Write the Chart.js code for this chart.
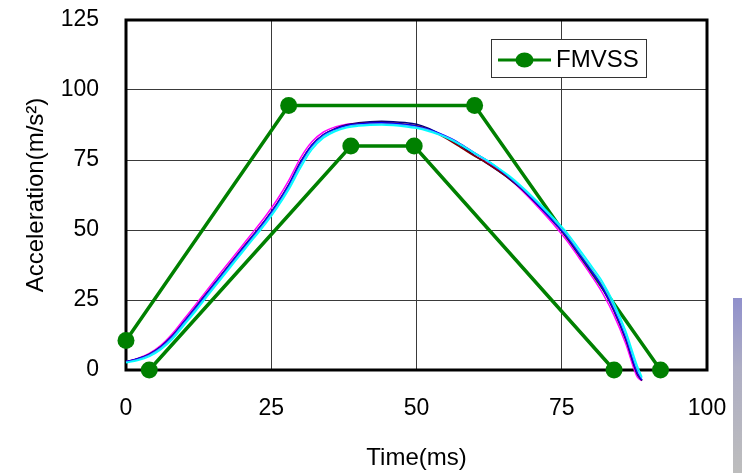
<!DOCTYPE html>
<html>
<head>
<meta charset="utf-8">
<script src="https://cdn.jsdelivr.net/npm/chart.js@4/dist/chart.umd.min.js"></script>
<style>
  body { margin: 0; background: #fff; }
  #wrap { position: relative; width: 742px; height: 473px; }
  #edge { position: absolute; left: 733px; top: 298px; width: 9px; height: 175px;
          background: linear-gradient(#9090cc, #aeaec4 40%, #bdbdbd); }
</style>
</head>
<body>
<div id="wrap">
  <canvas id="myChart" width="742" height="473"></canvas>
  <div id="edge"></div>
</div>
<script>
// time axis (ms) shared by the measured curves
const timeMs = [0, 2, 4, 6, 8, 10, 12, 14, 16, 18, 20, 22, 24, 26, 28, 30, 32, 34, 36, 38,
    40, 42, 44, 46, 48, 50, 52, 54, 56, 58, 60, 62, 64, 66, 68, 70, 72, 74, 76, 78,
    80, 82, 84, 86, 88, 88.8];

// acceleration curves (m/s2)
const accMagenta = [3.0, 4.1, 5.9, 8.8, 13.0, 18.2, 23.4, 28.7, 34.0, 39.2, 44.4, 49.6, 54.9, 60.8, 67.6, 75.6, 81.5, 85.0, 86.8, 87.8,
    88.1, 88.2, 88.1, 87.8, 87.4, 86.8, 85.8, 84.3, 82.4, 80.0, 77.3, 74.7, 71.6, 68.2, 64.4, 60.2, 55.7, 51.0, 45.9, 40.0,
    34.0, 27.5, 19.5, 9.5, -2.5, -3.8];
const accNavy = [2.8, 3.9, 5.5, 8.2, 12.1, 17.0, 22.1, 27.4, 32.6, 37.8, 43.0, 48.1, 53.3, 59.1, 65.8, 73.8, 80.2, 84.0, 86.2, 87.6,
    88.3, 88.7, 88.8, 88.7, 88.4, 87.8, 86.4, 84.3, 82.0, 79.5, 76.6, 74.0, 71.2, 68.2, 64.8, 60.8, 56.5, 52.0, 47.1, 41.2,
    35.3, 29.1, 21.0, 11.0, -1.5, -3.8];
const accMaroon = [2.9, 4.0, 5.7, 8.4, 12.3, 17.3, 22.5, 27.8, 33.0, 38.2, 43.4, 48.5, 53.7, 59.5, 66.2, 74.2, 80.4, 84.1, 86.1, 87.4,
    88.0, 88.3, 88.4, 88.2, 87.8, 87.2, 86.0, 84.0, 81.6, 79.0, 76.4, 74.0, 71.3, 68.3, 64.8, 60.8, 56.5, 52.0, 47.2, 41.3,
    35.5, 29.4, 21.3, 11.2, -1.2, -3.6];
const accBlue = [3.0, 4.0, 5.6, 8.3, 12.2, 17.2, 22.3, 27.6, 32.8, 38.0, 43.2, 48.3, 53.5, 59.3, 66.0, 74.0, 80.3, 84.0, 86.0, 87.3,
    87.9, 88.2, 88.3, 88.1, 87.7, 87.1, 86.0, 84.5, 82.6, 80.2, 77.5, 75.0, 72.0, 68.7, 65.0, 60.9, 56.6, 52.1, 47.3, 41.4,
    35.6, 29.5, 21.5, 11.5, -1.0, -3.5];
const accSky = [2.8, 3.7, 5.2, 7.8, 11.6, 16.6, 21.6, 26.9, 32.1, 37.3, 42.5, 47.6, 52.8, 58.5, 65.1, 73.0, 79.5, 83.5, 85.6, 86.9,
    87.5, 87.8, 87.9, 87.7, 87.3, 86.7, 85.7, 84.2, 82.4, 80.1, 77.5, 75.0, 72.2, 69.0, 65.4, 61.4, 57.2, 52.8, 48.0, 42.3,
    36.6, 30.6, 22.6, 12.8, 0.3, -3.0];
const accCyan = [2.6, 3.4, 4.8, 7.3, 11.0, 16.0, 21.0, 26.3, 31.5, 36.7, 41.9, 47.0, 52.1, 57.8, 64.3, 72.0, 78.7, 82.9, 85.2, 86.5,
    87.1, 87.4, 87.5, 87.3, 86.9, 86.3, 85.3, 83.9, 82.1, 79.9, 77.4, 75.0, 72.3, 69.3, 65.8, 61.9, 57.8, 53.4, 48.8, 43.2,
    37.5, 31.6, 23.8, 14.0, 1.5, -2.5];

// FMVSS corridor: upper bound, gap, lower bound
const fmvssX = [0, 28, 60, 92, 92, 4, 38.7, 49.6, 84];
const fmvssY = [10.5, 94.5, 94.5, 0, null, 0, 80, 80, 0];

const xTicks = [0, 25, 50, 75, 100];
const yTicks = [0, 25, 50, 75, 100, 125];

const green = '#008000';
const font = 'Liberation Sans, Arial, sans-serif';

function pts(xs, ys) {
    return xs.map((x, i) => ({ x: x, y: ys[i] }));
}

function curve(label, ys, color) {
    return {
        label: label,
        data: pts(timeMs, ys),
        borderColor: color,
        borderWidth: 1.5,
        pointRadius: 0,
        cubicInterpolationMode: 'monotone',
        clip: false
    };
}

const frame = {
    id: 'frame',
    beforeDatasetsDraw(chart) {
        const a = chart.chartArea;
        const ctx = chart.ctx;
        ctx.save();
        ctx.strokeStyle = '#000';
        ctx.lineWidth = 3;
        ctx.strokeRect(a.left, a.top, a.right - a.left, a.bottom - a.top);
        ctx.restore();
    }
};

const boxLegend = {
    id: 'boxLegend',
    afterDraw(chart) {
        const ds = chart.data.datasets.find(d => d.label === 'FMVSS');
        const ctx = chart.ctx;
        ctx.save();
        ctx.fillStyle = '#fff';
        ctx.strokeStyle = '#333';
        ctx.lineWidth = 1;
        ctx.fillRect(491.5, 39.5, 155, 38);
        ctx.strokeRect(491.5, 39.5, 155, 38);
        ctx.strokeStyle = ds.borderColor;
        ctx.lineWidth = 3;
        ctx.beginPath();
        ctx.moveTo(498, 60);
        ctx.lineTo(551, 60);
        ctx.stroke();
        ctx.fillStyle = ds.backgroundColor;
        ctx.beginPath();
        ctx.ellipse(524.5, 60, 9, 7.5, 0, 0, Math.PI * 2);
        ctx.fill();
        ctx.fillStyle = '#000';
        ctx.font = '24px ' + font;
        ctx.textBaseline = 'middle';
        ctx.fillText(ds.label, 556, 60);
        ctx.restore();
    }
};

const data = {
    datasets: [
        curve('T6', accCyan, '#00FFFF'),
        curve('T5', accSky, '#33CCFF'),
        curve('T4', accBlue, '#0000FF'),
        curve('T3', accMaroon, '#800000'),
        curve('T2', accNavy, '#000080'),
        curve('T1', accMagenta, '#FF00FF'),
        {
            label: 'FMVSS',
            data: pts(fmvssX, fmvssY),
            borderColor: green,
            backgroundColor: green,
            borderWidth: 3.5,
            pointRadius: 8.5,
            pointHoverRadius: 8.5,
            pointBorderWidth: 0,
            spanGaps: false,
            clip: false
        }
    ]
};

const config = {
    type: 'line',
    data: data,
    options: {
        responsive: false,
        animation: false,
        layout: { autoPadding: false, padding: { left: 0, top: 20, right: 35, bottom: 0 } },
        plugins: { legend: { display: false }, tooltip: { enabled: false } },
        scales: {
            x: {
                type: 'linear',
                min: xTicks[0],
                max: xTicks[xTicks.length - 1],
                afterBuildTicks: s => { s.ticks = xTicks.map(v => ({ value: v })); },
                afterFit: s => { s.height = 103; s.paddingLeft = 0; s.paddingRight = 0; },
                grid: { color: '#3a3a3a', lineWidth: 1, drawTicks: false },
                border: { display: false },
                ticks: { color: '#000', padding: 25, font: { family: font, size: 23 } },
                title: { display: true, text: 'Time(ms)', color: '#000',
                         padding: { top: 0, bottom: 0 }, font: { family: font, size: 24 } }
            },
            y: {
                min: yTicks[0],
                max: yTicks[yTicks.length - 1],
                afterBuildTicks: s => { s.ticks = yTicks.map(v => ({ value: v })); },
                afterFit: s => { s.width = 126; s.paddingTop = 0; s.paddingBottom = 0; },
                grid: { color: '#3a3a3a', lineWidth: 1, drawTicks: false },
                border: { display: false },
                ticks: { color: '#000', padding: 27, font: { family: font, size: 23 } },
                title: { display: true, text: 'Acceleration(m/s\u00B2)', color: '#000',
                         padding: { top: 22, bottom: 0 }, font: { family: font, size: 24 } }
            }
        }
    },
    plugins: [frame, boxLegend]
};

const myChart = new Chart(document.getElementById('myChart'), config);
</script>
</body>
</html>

====================

Problem requirements | Starting at the top of the listing above, reproduce each line up to and including the one with "80, 82, 84, 86, 88, 88.8];"; omit the pictures.

The completed task |
Write the Chart.js code for this chart.
<!DOCTYPE html>
<html>
<head>
<meta charset="utf-8">
<script src="https://cdn.jsdelivr.net/npm/chart.js@4/dist/chart.umd.min.js"></script>
<style>
  body { margin: 0; background: #fff; }
  #wrap { position: relative; width: 742px; height: 473px; }
  #edge { position: absolute; left: 733px; top: 298px; width: 9px; height: 175px;
          background: linear-gradient(#9090cc, #aeaec4 40%, #bdbdbd); }
</style>
</head>
<body>
<div id="wrap">
  <canvas id="myChart" width="742" height="473"></canvas>
  <div id="edge"></div>
</div>
<script>
// time axis (ms) shared by the measured curves
const timeMs = [0, 2, 4, 6, 8, 10, 12, 14, 16, 18, 20, 22, 24, 26, 28, 30, 32, 34, 36, 38,
    40, 42, 44, 46, 48, 50, 52, 54, 56, 58, 60, 62, 64, 66, 68, 70, 72, 74, 76, 78,
    80, 82, 84, 86, 88, 88.8];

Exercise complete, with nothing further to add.